Pelas portas da sacada entreabertas, o início da tarde se anuncia por meio de um ar frio tão sutil quanto inconfundível. O outono, sempre temperamental em Curitiba, coalhou o céu de nuvens, algumas brancas e outras acinzentadas. O azul se esconde, tímido. Está ali, sob as cobertas, mas não é fácil enxergá-lo sem forçar os olhos.
Em dias assim, a introspecção sente-se mais à vontade e preguiçosa, como se estivesse em casa, de pés descalços, cabelos em desalinho, a deixar a vida acontecer. O mundo lá fora, de repente, parece mais distante. Dele, ouvem-se sons remotos. Alguém fala alto do outro lado da rua de paralelepípedos, mas não está claro o que diz. Parece contar uma história em tom animado, mas as palavras se embaralham e, quando chegam até aqui, entram na sala como uma onda sonora: música, olhar, beijo, surpresa.
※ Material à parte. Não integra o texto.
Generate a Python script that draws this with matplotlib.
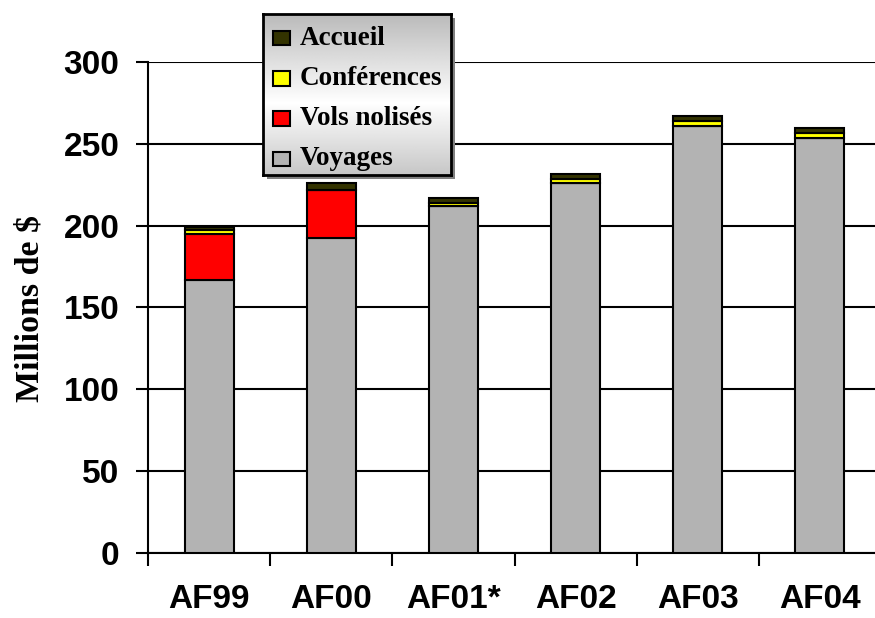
import numpy as np
import matplotlib.pyplot as plt
from matplotlib.patches import Rectangle

plt.rcParams['font.family'] = ['Liberation Sans', 'DejaVu Sans']
plt.rcParams['font.weight'] = 'bold'

annees = ['AF99', 'AF00', 'AF01*', 'AF02', 'AF03', 'AF04']
voyages = [167, 192.5, 212, 226, 261, 253.5]
vols = [28, 29, 0, 0, 0, 0]
conferences = [2, 0.5, 2, 2.5, 3, 3]
accueil = [2, 4, 3, 3, 3, 3]

series = [('Voyages', voyages, '#b3b3b3'),
          ('Vols nolisés', vols, '#ff0000'),
          ('Conférences', conferences, '#ffff00'),
          ('Accueil', accueil, '#333300')]

W, H = 875, 618
fig = plt.figure(figsize=(W / 100, H / 100), dpi=100)
ax = fig.add_axes([148 / W, 1 - 553.3 / H, 733 / W, 491.6 / H])

x = np.arange(len(annees))
bas = np.zeros(len(annees))
for nom, vals, c in series:
    ax.bar(x, vals, 0.4, bottom=bas, color=c, edgecolor='black', linewidth=1.5, zorder=3)
    bas += np.array(vals)

ax.set_xlim(-0.5, 5.5)
ax.set_ylim(0, 300)
ax.set_yticks(range(0, 301, 50))
ax.yaxis.grid(True, color='black', linewidth=1.5)
ax.set_axisbelow(True)
for s in ['top', 'right']:
    ax.spines[s].set_visible(False)
for s in ['left', 'bottom']:
    ax.spines[s].set_linewidth(1.5)

ax.tick_params(axis='y', direction='out', length=8.5, width=1.5, pad=12, labelsize=24)
ax.set_xticks(x)
ax.set_xticklabels(annees, fontsize=24)
ax.tick_params(axis='x', which='major', length=0, pad=22)
ax.set_xticks(np.arange(-0.5, len(annees), 1), minor=True)
ax.tick_params(axis='x', which='minor', direction='out', length=9, width=1.5)

fig.text(30 / W, 1 - 309 / H, 'Millions de $', rotation=90, family='Liberation Serif',
         weight='bold', fontsize=24.5, ha='center', va='center')

# legende avec degrade et ombre
lx, ly, lw, lh = 263, 14, 188, 161
ombre = Rectangle(((lx + 4) / W, 1 - (ly + lh + 4) / H), lw / W, lh / H,
                  transform=fig.transFigure, facecolor='#808080', edgecolor='none', zorder=4)
fig.patches.append(ombre)
lax = fig.add_axes([lx / W, 1 - (ly + lh) / H, lw / W, lh / H])
lax.set_zorder(5)
t = np.linspace(0, 1, 200)
grad = 1 - 0.27 * np.abs(t - 0.55) / 0.55
lax.imshow(grad[:, None], cmap='gray', vmin=0, vmax=1, aspect='auto', extent=[0, 1, 0, 1])
lax.set_xlim(0, 1)
lax.set_ylim(0, 1)
lax.set_xticks([])
lax.set_yticks([])
for s in lax.spines.values():
    s.set_linewidth(2)
for i, (nom, vals, c) in enumerate(series[::-1]):
    yc = 0.85 - i * 0.25
    lax.add_patch(Rectangle((0.053, yc - 0.045), 0.09, 0.09, facecolor=c,
                            edgecolor='black', linewidth=1.5))
    lax.text(0.197, yc, nom, family='Liberation Serif', weight='bold',
             fontsize=19.5, va='center', ha='left')

fig.savefig('out.png', dpi=100)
Dar-lhes a forma de enredo fica por minha conta. A imaginação voa as costurando em tramas e imagens múltiplas, que se formam e se dissipam como a névoa espessa que cobre a cidade.
Dois olhares desconhecidos, em meio a tanto movimento, se cruzam por um instante, e o mundo para, silencia, como se todos os astros se alinhassem para aquele momento acontecer.
Vejo um lugar animado, cheio de gente, dançando, conversando. Dois olhares desconhecidos, em meio a tanto movimento, se cruzam por um instante, e o mundo para, silencia, como se todos os astros se alinhassem para aquele momento acontecer. O encontro se desenha na minha cabeça como uma cena de filme, com direito a câmera lenta, tudo para estender essa narrativa até o momento de um primeiro beijo que já não acontece mais ali, mas em meio a árvores, num bosque, onde os corpos se entrelaçam, embalados por uma certa surpresa: como foram parar ali?
A tarde avança lá fora, e o céu, aos poucos, vai ganhando outros tons, talvez um pouco alaranjados, em pinceladas tramadas pelo sol, também oculto, meio ensimesmado. No prédio, quase deserto a essas horas, um de meus vizinhos ouve música, um samba na voz de Cartola que desce as escadas e entra no apartamento por debaixo da porta, para me fazer companhia: “Alvorada lá no morro, que beleza / Ninguém chora, não há tristeza / Ninguém sente dissabor / O sol colorindo é tão lindo, é tão lindo / E a natureza sorrindo, tingindo, tingindo”.